In 1981, he discovered that the Vatican did not appreciate his humor.  Disguised as Father Sarducci, Don and his accomplice, a magazine photographer, gained access to prohibited areas of The Holy City.  They compounded this transgression by shooting photos of sights verboten to outsiders.  Although the Swiss Guard arrested the mischief-makers, they dropped the charges.  They never, however, confiscated the film!

In 1984, Don scripted The Blade, a send-up of high school yearbooks in which he portrayed students as sheep.  Although Noble Rot never made it to the silver screen, Novello had collaborated with fellow Saturday Night Live alum John Belushi in creating that script.  Don also narrated Fairy Tale Theater’s third season, Pinocchio.

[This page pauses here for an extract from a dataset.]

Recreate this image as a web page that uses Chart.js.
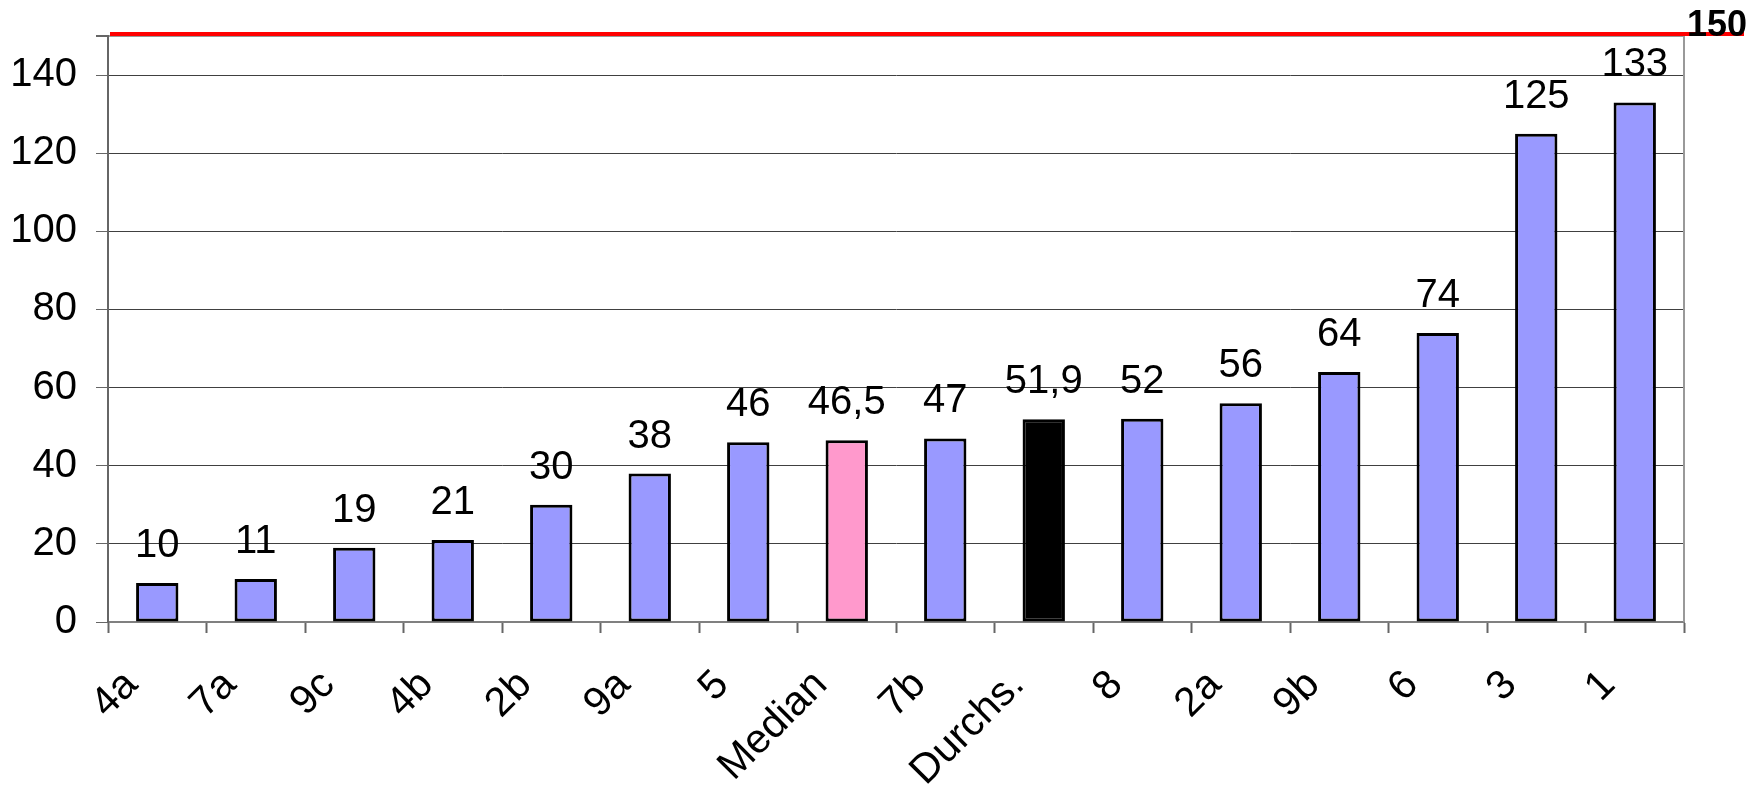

Don’s career took a more serious turn in 2001, when he was chosen to play Dominic Abbandando in The Godfather, Part III.  A speaking role, this opportunity gave the comic/writer/producer some face time in the film, including an appearance in the final scene on the steps of the Rome Opera House.  This solemn bent, however, did not last long.  The same year, Don lent his voice to Disney’s animated film Atlantis: The Lost Empire, as the character of Vincenzo “Vinny” Santorini.  In the film’s sequel, Atlantis: Milo’s Return, he reprised the character.

Many of us who were raised in the Catholic faith revere and fear men of the cloth.  After all, we enter darkened confessionals to spill our sins to them and receive penance!  Don Novello did the opposite.  By gently satirizing the people we had put on pedestals, he gave the world the gift of laughter, including a new generation of funny men and funny women.